Account management and customer success blog

4 Customer Success Tools | Achieve Value Based Outcomes

Written by Alex Raymond | Oct 16, 2018 5:35:56 PM

Customer success doesn’t come without a fair amount of trepidation all the way around. For the customer, adopting a product or service requires change — sometimes massive change across their entire organization. For customer success teams, it requires constant vigilance, agility, and alignment with others to help customers achieve optimal results over time.

 

What it really means is that everyone has to be on the same page and moving in the same direction, but how to put that theory into practice is the question.

 

At KAMCon 2018, Tom Murray, senior engagement director at Pivotal Software, outlined several tools customer success teams can implement to help them continually share, learn, adapt, and measure, on pace and at scale, while pursuing the ultimate reward: value-based customer outcomes.

 

Three principles in practical terms

Customer success is predicated on three principles: your team has to 1) share the same intent with your customer and account teams, 2) put the customer at the center of all strategy and focus, and 3) consistently orient and drive toward their desired outcomes.

 

By bearing these principles in mind and utilizing tools that realize them on a practical level, everyone can move faster, collaborate more effectively, and measure success with more confidence. Here’s how:

 

1) Intent-led

Understanding the intention — why are we all here and what are we really trying to achieve — is the first step to reaching a common goal. Staying intent-led can be done through:

 

Tool #1: Voice of Customer:

Look through the lens of your customer and speak with their voice by answering these questions: What are the outcomes the customer wants to achieve and by when? Who cares about achieving these outcomes? And how does our proposed solution deliver these outcomes?

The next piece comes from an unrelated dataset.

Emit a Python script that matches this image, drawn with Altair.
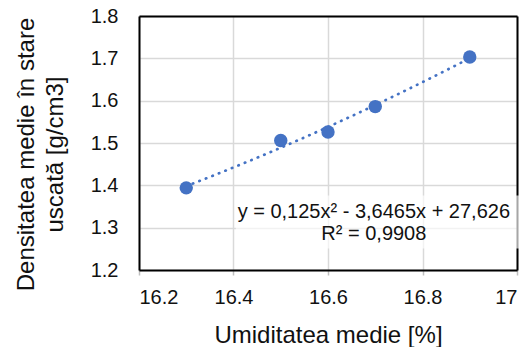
import altair as alt
import pandas as pd

umiditate = [16.3, 16.5, 16.6, 16.7, 16.9]
densitate = [1.394, 1.506, 1.526, 1.586, 1.703]
x_ticks = [16.2, 16.4, 16.6, 16.8, 17.0]
y_ticks = [1.2, 1.3, 1.4, 1.5, 1.6, 1.7, 1.8]
eq_lines = ["y = 0,125x² - 3,6465x + 27,626", "R² = 0,9908"]
eq_x = [16.697, 16.697]
eq_y = [1.322, 1.2715]

df = pd.DataFrame({"x": umiditate, "y": densitate})
ann = pd.DataFrame({"x": eq_x, "y": eq_y, "t": eq_lines})
box = pd.DataFrame({"x": [16.405], "x2": [17.006], "y": [1.251], "y2": [1.376]})

FONT = "Liberation Sans"
BLUE = "#4472C4"
TXT = "#111111"

xscale = alt.Scale(domain=[16.2, 17.0], nice=False, zero=False)
yscale = alt.Scale(domain=[1.2, 1.8], nice=False, zero=False)

xs = alt.X("x:Q", scale=xscale,
           axis=alt.Axis(values=x_ticks, format="~g", title="Umiditatea medie [%]",
                         labelFontSize=20, labelFont=FONT, labelColor=TXT,
                         labelPadding=12, ticks=True, tickColor="#bfbfbf", tickSize=5, tickWidth=1.5,
                         domain=True, domainColor="black", domainWidth=2,
                         grid=True, gridColor="#d9d9d9", gridWidth=1.5,
                         titleFont=FONT, titleFontSize=24, titleFontWeight="normal", titleColor=TXT,
                         titleY=72, titleBaseline="alphabetic"))
ys = alt.Y("y:Q", scale=yscale,
           axis=alt.Axis(values=y_ticks, format=".1f", title=["Densitatea medie în stare", "uscată [g/cm3]"],
                         labelFontSize=20, labelFont=FONT, labelColor=TXT,
                         labelPadding=21, ticks=False,
                         domain=True, domainColor="black", domainWidth=2,
                         grid=True, gridColor="#d9d9d9", gridWidth=1.5,
                         titleFont=FONT, titleFontSize=24, titleFontWeight="normal", titleColor=TXT,
                         titleX=-106, titleY=138, titleAngle=-90, titleAlign="center",
                         titleBaseline="alphabetic", titleLineHeight=29))

nx = alt.X("x:Q", scale=xscale, axis=None)
ny = alt.Y("y:Q", scale=yscale, axis=None)

base = alt.Chart(df)

trend = base.transform_regression("x", "y", method="poly", order=2, extent=[16.3, 16.9]).mark_line(
    color=BLUE, strokeWidth=2.7, strokeDash=[0.5, 6.5], strokeCap="round"
).encode(x=xs, y=ys)

frame = base.mark_point(opacity=0).encode(
    x=alt.X("x:Q", scale=xscale, axis=alt.Axis(orient="top", labels=False, ticks=False, grid=False,
                                               domainColor="black", domainWidth=2, title=None)),
    y=alt.Y("y:Q", scale=yscale, axis=alt.Axis(orient="right", labels=False, ticks=False, grid=False,
                                               domainColor="black", domainWidth=2, title=None)),
)

points = base.mark_circle(color=BLUE, opacity=1, size=180).encode(x=nx, y=ny)

boxmark = alt.Chart(box).mark_rect(fill="white", opacity=0.65).encode(
    x=nx, x2="x2:Q", y=ny, y2="y2:Q")

text = alt.Chart(ann).mark_text(font=FONT, fontSize=20, color=TXT, align="center",
                                baseline="alphabetic").encode(x=nx, y=ny, text="t:N")

chart = alt.layer(trend, frame, points, boxmark, text).resolve_axis(
    x="independent", y="independent"
).properties(
    width=378, height=254,
    autosize=alt.AutoSizeParams(type="none"),
    padding={"left": 139, "top": 16, "right": 14, "bottom": 77},
).configure_view(stroke=None).configure(background="white")

chart.save("out.html", embed_options={"renderer": "svg", "actions": False})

Tool #2: Customer journey:

A customer’s journey doesn’t stop with a product launch. Extending and scaling are often next phases of the journey that require their own mapping. For each of your customers, map out their journey from launch through engrainment or regular usage to scalability, and any other phases that may exist for them.

 

2) Customer-centered

If you’ve heard of the 5 Whys, then you’ll know where this is headed. To develop a truly deep connection to your customer and a shared understanding of their goals, you need to get to the root of what they’re trying to do or solve and why. Only then can you build trust with the customer and become a go-to source of knowledge and support throughout their journey. Staying customer-centered can be done through:

 

Tool #3: Engagement plan:

To understand your customer’s strategic objective, you need a framework that defines and helps you deliver against it. Start high with the overarching objective, then break it down into smaller goals, milestones, and individual efforts that are each achievable and measurable over time. This can be done with PowerPoint presentations; spreadsheets; graphs, charts, and other visuals; and even customer dashboards — anything that can be shared with the customer to help them see where they’re at during any given point in the engagement.

 

Tip: Because there are often versioning and history issues with shared documents, a solution like Kapta is one of the best ways to create, update, and share your engagement plan.

 

3) Outcomes-oriented

In this day and age, outcomes have to be measurable. How is success quantified and how do you know what’s working or what needs to be improved? Staying outcomes-oriented can be done through:

 

Tool #4: Outcomes framework:

Customer outcomes are directly tied to the ecosystem in which they operate: their organizational structure, industry, competitors, and other factors. Create a framework to understand the external (and internal) forces applying pressure on their organization; the business outcomes that are most important to them; how your product or service impacts the realization of those outcomes; and which aspects of their operations today will require a different approach down the road.

 

Remember: Anything that shows metrics — health markers, account reviews, value-stream mapping, scorecards — keeps the customer informed of their own forward progress and the value they’re receiving.

 

When “speed” is the goal

Nearly every customer wants to move faster. But speed can often feel like running around in circles without having achieved much. What customers really mean by speed is velocity, which is comprised of direction and magnitude: moving steadily in a positive direction with a growing body of successes behind them, propelling them forward.

 

Where customer success teams can excel is in recognizing the difference between speed and velocity, and that alignment with the customer and with other teams and stakeholders is what enables it.

 

In a world that isn’t going to slow down any time soon, staying intent-led, customer-centered, and outcomes-oriented will help you meet the needs and goals of customers while maximizing your own focus and effectiveness.